The 24/7 reporting of Irma and other hurricanes should produce a clear picture of what is happening, but in practice it is difficult to know where destruction is moderate, serious or total. The decibel level of the media is invariably high, whatever is really happening.
In Antigua, officials say that destruction on the island is light, in contrast to near obliteration on nearby Barbuda. But one supposed eyewitness on Antigua was quoted in a press report as telling ABS TV: “What we have experienced is like something you see in a horror movie. People were running from house to house and we had cars flying over our heads. We had containers – 40ft containers – flying left and right.” Perhaps this did happen somewhere in Antigua, but it was certainly not typical.

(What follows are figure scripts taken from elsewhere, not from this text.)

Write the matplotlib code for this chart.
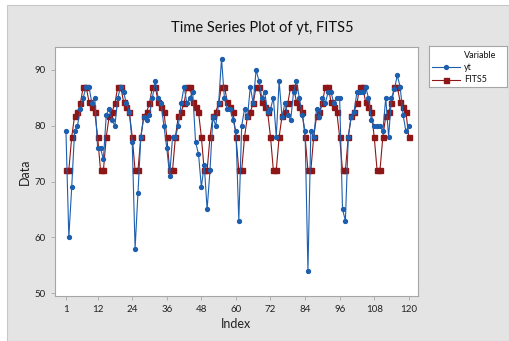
import matplotlib
matplotlib.use("Agg")
import matplotlib.pyplot as plt
from matplotlib.patches import Rectangle

plt.rcParams['font.family'] = ['Lato', 'DejaVu Sans']

# data
index = list(range(1, 121))
yt = [79, 60, 69, 79, 80, 83, 85, 87, 87, 84, 85, 76,
      76, 74, 82, 83, 81, 80, 85, 87, 86, 84, 82.5, 77,
      58, 68, 78, 81.5, 81, 82, 85, 88, 85, 84, 80, 76,
      71, 78, 78, 80, 84, 87, 84, 85, 86, 77, 75, 69,
      73, 65, 72, 81.5, 80, 84, 92, 85, 83, 83, 81, 79,
      63, 80, 83, 81.5, 87, 84, 90, 88, 85, 86, 82.5, 83,
      85, 78, 88, 81.5, 84, 82, 81, 86, 88, 85, 82, 79,
      54, 79, 78, 83, 81.5, 85, 84, 86, 86, 84, 85, 85,
      65, 63, 78, 81.5, 82.5, 86, 86, 86, 87, 85, 81, 80,
      80, 80, 79, 85, 78, 85, 86.5, 89, 87, 82, 79, 80]
fits5 = [72, 72, 78, 81.7, 82.5, 84, 87, 87, 84.3, 83.3, 82.5, 78,
         72, 72, 78, 81.7, 82.5, 84, 87, 87, 84.3, 83.3, 82.5, 78,
         72, 72, 78, 81.7, 82.5, 84, 87, 87, 84.3, 83.3, 82.5, 78,
         72, 72, 78, 81.7, 82.5, 84, 87, 87, 84.3, 83.3, 82.5, 78,
         72, 72, 78, 81.7, 82.5, 84, 87, 87, 84.3, 83.3, 82.5, 78,
         72, 72, 78, 81.7, 82.5, 84, 87, 87, 84.3, 83.3, 82.5, 78,
         72, 72, 78, 81.7, 82.5, 84, 87, 87, 84.3, 83.3, 82.5, 78,
         72, 72, 78, 81.7, 82.5, 84, 87, 87, 84.3, 83.3, 82.5, 78,
         72, 72, 78, 81.7, 82.5, 84, 87, 87, 84.3, 83.3, 82.5, 78,
         72, 72, 78, 81.7, 82.5, 84, 87, 87, 84.3, 83.3, 82.5, 78]
xticks = [1, 12, 24, 36, 48, 60, 72, 84, 96, 108, 120]
yticks = [50, 60, 70, 80, 90]

W, H = 509, 341
blue = '#1d5fae'
red = '#8e1616'
grid_gray = '#a6a6a6'

fig = plt.figure(figsize=(W / 100, H / 100), dpi=100, facecolor='white')
# grey panel behind everything
panel = Rectangle((7 / W, 0), 1 - 7 / W, (H - 5) / H, transform=fig.transFigure,
                  facecolor='#e4e4e4', edgecolor='#c8c8c8', lw=0.8, zorder=-10)
fig.add_artist(panel)

ax = fig.add_axes([55 / W, (H - 296) / H, 363 / W, 249 / H])
ax.set_facecolor('white')
ax.plot(index, yt, color=blue, lw=0.8, marker='o', ms=2.8, zorder=3)
ax.plot(index, fits5, color=red, lw=0.8, marker='s', ms=3.6, zorder=2)

ax.set_xlim(-2.8, 123.2)
ax.set_ylim(49.5, 94.1)
ax.set_xticks(xticks)
ax.set_yticks(yticks)
ax.tick_params(labelsize=7, colors='#222222', length=3, width=0.6)
ax.tick_params(axis='both', color=grid_gray)
for s in ax.spines.values():
    s.set_color(grid_gray)
    s.set_linewidth(0.8)
ax.set_xlabel('Index', fontsize=9, color='#222222', labelpad=3)
ax.set_ylabel('Data', fontsize=9, color='#222222', labelpad=3)

fig.text(262 / W, 1 - 28 / H, 'Time Series Plot of yt, FITS5', ha='center', va='center',
         fontsize=10.5, color='#111111')

# legend box
lg = fig.add_axes([429 / W, (H - 87) / H, 78 / W, 41 / H])
lg.set_xlim(0, 78)
lg.set_ylim(41, 0)
lg.set_xticks([])
lg.set_yticks([])
lg.set_facecolor('white')
for s in lg.spines.values():
    s.set_color(grid_gray)
    s.set_linewidth(0.8)
lg.text(35, 9, 'Variable', fontsize=6.5, va='center', ha='left', color='#111111')
lg.plot([3, 31], [21, 21], color=blue, lw=0.8)
lg.plot([17], [21], color=blue, lw=0, marker='o', ms=2.8)
lg.plot([3, 31], [34, 34], color=red, lw=0.8)
lg.plot([17], [34], color=red, lw=0, marker='s', ms=3.6)
lg.text(35, 21, 'yt', fontsize=6.5, va='center', ha='left', color='#111111')
lg.text(35, 34, 'FITS5', fontsize=6.5, va='center', ha='left', color='#111111')

fig.savefig('out.png', dpi=100, facecolor=fig.get_facecolor())
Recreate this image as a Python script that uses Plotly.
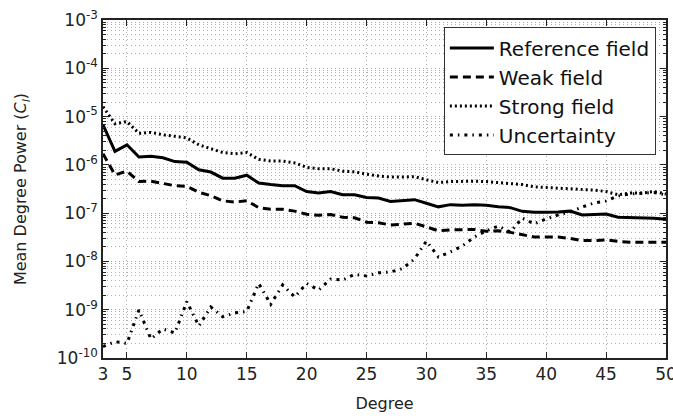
import plotly.graph_objects as go

degree = list(range(3, 51))

reference_field = [6.7e-6, 1.9e-6, 2.6e-6, 1.45e-6, 1.5e-6, 1.4e-6, 1.17e-6, 1.13e-6, 7.9e-7, 7.1e-7,
                   5.3e-7, 5.3e-7, 6.1e-7, 4.2e-7, 3.9e-7, 3.7e-7, 3.7e-7, 2.8e-7, 2.6e-7, 2.8e-7,
                   2.4e-7, 2.4e-7, 2.1e-7, 2.05e-7, 1.75e-7, 1.85e-7, 1.9e-7, 1.6e-7, 1.35e-7, 1.5e-7,
                   1.45e-7, 1.5e-7, 1.45e-7, 1.35e-7, 1.3e-7, 1.09e-7, 1.04e-7, 1.04e-7, 1.05e-7, 1.1e-7,
                   9.2e-8, 9.4e-8, 9.6e-8, 8.2e-8, 8.1e-8, 8.0e-8, 7.8e-8, 7.5e-8]

weak_field = [1.7e-6, 6.2e-7, 7.4e-7, 4.5e-7, 4.6e-7, 4.2e-7, 3.7e-7, 3.6e-7, 2.7e-7, 2.3e-7,
              1.8e-7, 1.7e-7, 1.8e-7, 1.3e-7, 1.2e-7, 1.2e-7, 1.1e-7, 9.5e-8, 9.0e-8, 9.4e-8,
              8.2e-8, 8.0e-8, 6.5e-8, 6.3e-8, 5.7e-8, 5.9e-8, 6.2e-8, 5.2e-8, 4.3e-8, 4.5e-8,
              4.5e-8, 4.6e-8, 4.2e-8, 4.3e-8, 4.0e-8, 3.6e-8, 3.2e-8, 3.2e-8, 3.2e-8, 3.0e-8,
              2.7e-8, 2.7e-8, 2.8e-8, 2.6e-8, 2.5e-8, 2.5e-8, 2.5e-8, 2.5e-8]

strong_field = [1.6e-5, 7.1e-6, 7.9e-6, 4.5e-6, 4.7e-6, 4.2e-6, 3.9e-6, 3.6e-6, 2.6e-6, 2.2e-6,
                1.8e-6, 1.7e-6, 1.8e-6, 1.3e-6, 1.2e-6, 1.2e-6, 1.1e-6, 8.9e-7, 8.3e-7, 8.3e-7,
                7.4e-7, 7.2e-7, 6.4e-7, 5.9e-7, 5.6e-7, 5.6e-7, 5.7e-7, 4.9e-7, 4.3e-7, 4.5e-7,
                4.6e-7, 4.6e-7, 4.5e-7, 4.3e-7, 4.0e-7, 3.9e-7, 3.5e-7, 3.4e-7, 3.3e-7, 3.2e-7,
                3.2e-7, 3.0e-7, 2.8e-7, 2.4e-7, 2.6e-7, 2.6e-7, 2.8e-7, 2.5e-7]

uncertainty = [1.72e-10, 2.18e-10, 2.0e-10, 9.9e-10, 2.48e-10, 4.0e-10, 3.3e-10, 1.47e-9, 4.6e-10, 1.14e-9,
               7.1e-10, 8.6e-10, 9.2e-10, 3.5e-9, 1.3e-9, 3.25e-9, 1.84e-9, 3.5e-9, 2.56e-9, 4.3e-9,
               4.1e-9, 5.4e-9, 5.0e-9, 5.8e-9, 6.05e-9, 7.1e-9, 1.12e-8, 2.65e-8, 1.24e-8, 1.57e-8,
               2.09e-8, 3.2e-8, 4.3e-8, 5.4e-8, 4.07e-8, 7.9e-8, 6.0e-8, 7.6e-8, 9.2e-8, 1.06e-7,
               1.34e-7, 1.62e-7, 1.79e-7, 2.27e-7, 2.49e-7, 2.62e-7, 2.68e-7, 2.38e-7]

x_tick_vals = [3, 5, 10, 15, 20, 25, 30, 35, 40, 45, 50]
y_exponents = [-10, -9, -8, -7, -6, -5, -4, -3]

series = [
    ("Reference field", reference_field, "solid"),
    ("Weak field", weak_field, "8px,5px"),
    ("Strong field", strong_field, "2px,3px"),
    ("Uncertainty", uncertainty, "3px,5px,1.5px,5px"),
]

fig = go.Figure()
for name, vals, dash in series:
    fig.add_trace(go.Scatter(
        x=degree, y=vals, mode="lines", name=name, legendgroup=name,
        line=dict(color="black", width=3, dash=dash),
    ))

grid_color = "#b0b0b0"
grid_dash = "1px,3px"
font_family = "DejaVu Sans"

fig.update_layout(
    width=673, height=418,
    margin=dict(l=103, r=7, t=20, b=60),
    paper_bgcolor="white", plot_bgcolor="white",
    font=dict(family=font_family, color="#222", size=16),
    legend=dict(
        x=0.982, xanchor="right", y=0.978, yanchor="top",
        bordercolor="#333", borderwidth=1, bgcolor="white",
        font=dict(size=20, color="#111"), itemwidth=44, tracegroupgap=0,
    ),
    xaxis=dict(
        range=[3, 50], tickmode="array", tickvals=x_tick_vals,
        showgrid=True, gridcolor=grid_color, griddash=grid_dash, gridwidth=1,
        showline=True, linecolor="#222", linewidth=1.5, mirror="allticks",
        ticks="inside", ticklen=6, tickcolor="#222", zeroline=False,
        tickfont=dict(size=17), ticklabeloverflow="allow", automargin=False,
        title=dict(text="Degree", font=dict(size=16), standoff=15),
    ),
    yaxis=dict(
        type="log", range=[-10, -3], tickmode="array",
        tickvals=[10.0 ** e for e in y_exponents],
        ticktext=["10<sup>%d</sup>" % e for e in y_exponents],
        showgrid=True, gridcolor=grid_color, griddash=grid_dash, gridwidth=1,
        showline=True, linecolor="#222", linewidth=1.5, mirror="allticks",
        ticks="inside", ticklen=6, tickcolor="#222", zeroline=False,
        tickfont=dict(size=17), automargin=False,
        minor=dict(
            tickmode="array",
            tickvals=[k * 10.0 ** e for e in y_exponents[:-1] for k in range(2, 10)],
            showgrid=True, gridcolor=grid_color, griddash=grid_dash, gridwidth=1,
            ticks="inside", ticklen=3, tickcolor="#222",
        ),
        title=dict(text="Mean Degree Power (<i>C<sub>l</sub></i>)", font=dict(size=16), standoff=26),
    ),
)

fig.write_html("out.html")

In wars and storms, it is often genuinely difficult to know the true extent of the damage: this street is wrecked, but what about the next one? Andrew struck only just outside a major media hub in Miami, but even so it took days for the media there to realise that a historic disaster had happened on their doorstep.
Hurricanes like Andrew and Irma hit the poor hardest because they live in flimsy housing that can’t withstand high winds, and because the storm is only the latest trouble to hit them.
In Haiti, the storm has disrupted water supply and waste disposal in a country that has just been through a cholera epidemic started by UN troops.
In Puerto Rico, the bankrupt electricity company is using the storm, which only brushed the island, to justify closing down electric supply for up to four months.
Disaster relief fails so often because it is geared towards immediate calamity and relieving long-term social degradation. If Irma does strike Florida with its full power, it could be just as destructive as Andrew a quarter of a century ago.